Titan southern clouds animation
These images of Titan’s south polar clouds, acquired over a five-hour period on July 2, 2004, track how the clouds change through time. Titan’s atmosphere appears to be quite dynamic.
mages: NASA / JPL / Space Science Institute. Animation: Astronomy: Francis Reddy
For decades scientists have speculated that lakes or seas of hydrocarbons might form on Titan, but the portion of the moon imaged by Cassini shows no obvious sign of surface liquids. Last year, a group using the radio telescope at Arecibo Observatory in Puerto Rico announced that Titan’s surface reflected radio waves in a manner suggestive of a mirror-like surface. The radar glints seemed to indicate that liquids comprised most of Titan’s surface. According to Robert West, a member of the Cassini imaging science team at JPL, simulations of Titan’s surface led mission scientists to expect bright sun glints in the infrared, a feature not evident in Cassini’s first images.

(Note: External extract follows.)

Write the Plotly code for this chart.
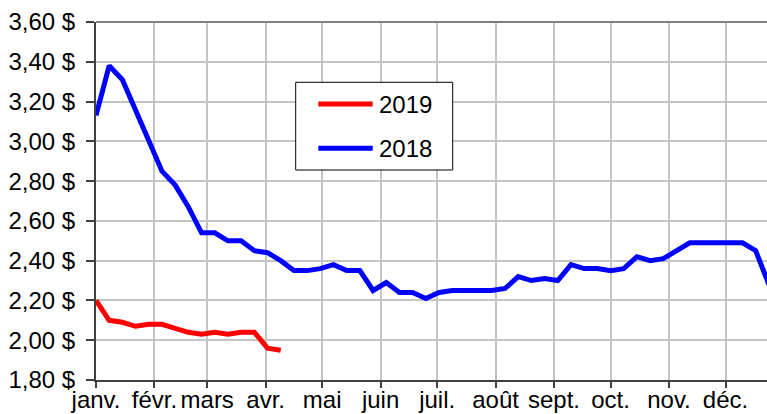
import plotly.graph_objects as go
import pandas as pd

# Weekly prices (2019 plotted on the same calendar as 2018)
week_dates = pd.date_range("2018-01-01", periods=52, freq="7D")

prices_2018 = [3.13, 3.38, 3.31, 3.16, 3.00, 2.85, 2.78, 2.67, 2.54, 2.54,
               2.50, 2.50, 2.45, 2.44, 2.40, 2.35, 2.35, 2.36, 2.38, 2.35,
               2.35, 2.25, 2.29, 2.24, 2.24, 2.21, 2.24, 2.25, 2.25, 2.25,
               2.25, 2.26, 2.32, 2.30, 2.31, 2.30, 2.38, 2.36, 2.36, 2.35,
               2.36, 2.42, 2.40, 2.41, 2.45, 2.49, 2.49, 2.49, 2.49, 2.49,
               2.45, 2.28]

prices_2019 = [2.20, 2.10, 2.09, 2.07, 2.08, 2.08, 2.06, 2.04, 2.03, 2.04,
               2.03, 2.04, 2.04, 1.96, 1.95]

month_starts = pd.date_range("2018-01-01", periods=12, freq="MS")
month_labels = ["janv.", "févr.", "mars", "avr.", "mai", "juin", "juil.",
                "août", "sept.", "oct.", "nov.", "déc."]

series_names = ["2019", "2018"]
series_colors = ["#ff0000", "#0000ff"]

FONT = "Arial, Liberation Sans, sans-serif"
FS = 24

fig = go.Figure()
fig.add_trace(go.Scatter(
    x=week_dates[:len(prices_2019)], y=prices_2019, mode="lines", name=series_names[0],
    line=dict(color=series_colors[0], width=5), showlegend=False))
fig.add_trace(go.Scatter(
    x=week_dates, y=prices_2018, mode="lines", name=series_names[1],
    line=dict(color=series_colors[1], width=5), showlegend=False))

# Custom legend box (paper coordinates)
shapes = [
    dict(type="line", xref="paper", yref="paper", x0=0, x1=1, y0=1, y1=1,
         line=dict(color="#808080", width=2), layer="above"),
    dict(type="rect", xref="paper", yref="paper", x0=0.2976, x1=0.5316,
         y0=0.5866, y1=0.8316, line=dict(color="black", width=1),
         fillcolor="white", layer="above"),
]
annotations = []
legend_y = [0.7709, 0.6472]
for name, color, ly in zip(series_names, series_colors, legend_y):
    shapes.append(dict(type="line", xref="paper", yref="paper", x0=0.3313, x1=0.4124,
                       y0=ly, y1=ly, line=dict(color=color, width=5), layer="above"))
    annotations.append(dict(xref="paper", yref="paper", x=0.4183, y=ly, text=name,
                            showarrow=False, xanchor="left", yanchor="middle",
                            font=dict(family=FONT, size=FS, color="black")))

fig.update_layout(
    width=767, height=414,
    margin=dict(l=96, r=0, t=22, b=34),
    paper_bgcolor="white", plot_bgcolor="white",
    separators=", ",
    font=dict(family=FONT, size=FS, color="black"),
    showlegend=False,
    xaxis=dict(
        type="date", range=["2018-01-01", "2018-12-23"], automargin=False,
        tickmode="array", tickvals=month_starts, ticktext=month_labels,
        showgrid=True, gridcolor="#c4c4c4", gridwidth=2,
        showline=True, linecolor="#404040", linewidth=2,
        ticks="outside", ticklen=6, tickwidth=2, tickcolor="#404040",
        ticklabelstandoff=-9,
        tickfont=dict(family=FONT, size=FS, color="black"),
        zeroline=False),
    yaxis=dict(
        range=[1.80, 3.60], tick0=1.8, dtick=0.2, automargin=False,
        tickformat=".2f", ticksuffix=" $",
        showgrid=True, gridcolor="#c4c4c4", gridwidth=2,
        showline=True, linecolor="#404040", linewidth=2,
        ticks="outside", ticklen=8, tickwidth=2, tickcolor="#404040",
        ticklabelstandoff=6,
        tickfont=dict(family=FONT, size=FS, color="black"),
        zeroline=False),
    shapes=shapes,
    annotations=annotations,
)

# Remove the default 8px page margin so the figure fills the window exactly.
fig.write_html("out.html",
               config={"displayModeBar": False},
               post_script="document.body.style.margin='0';document.body.style.overflow='hidden';")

The study of Titan, Saturn’s largest moon, is one of the major goals of the Cassini-Huygens mission, a joint project of NASA and the European and Italian Space Agencies. Over the next four years, the orbiter will execute 45 Titan flybys, many of which will be close enough to permit high-resolution mapping of the moon’s surface with an imaging radar instrument. In January 2005, the Huygens probe that is now attached to Cassini will descend through Titan’s atmosphere to the surface.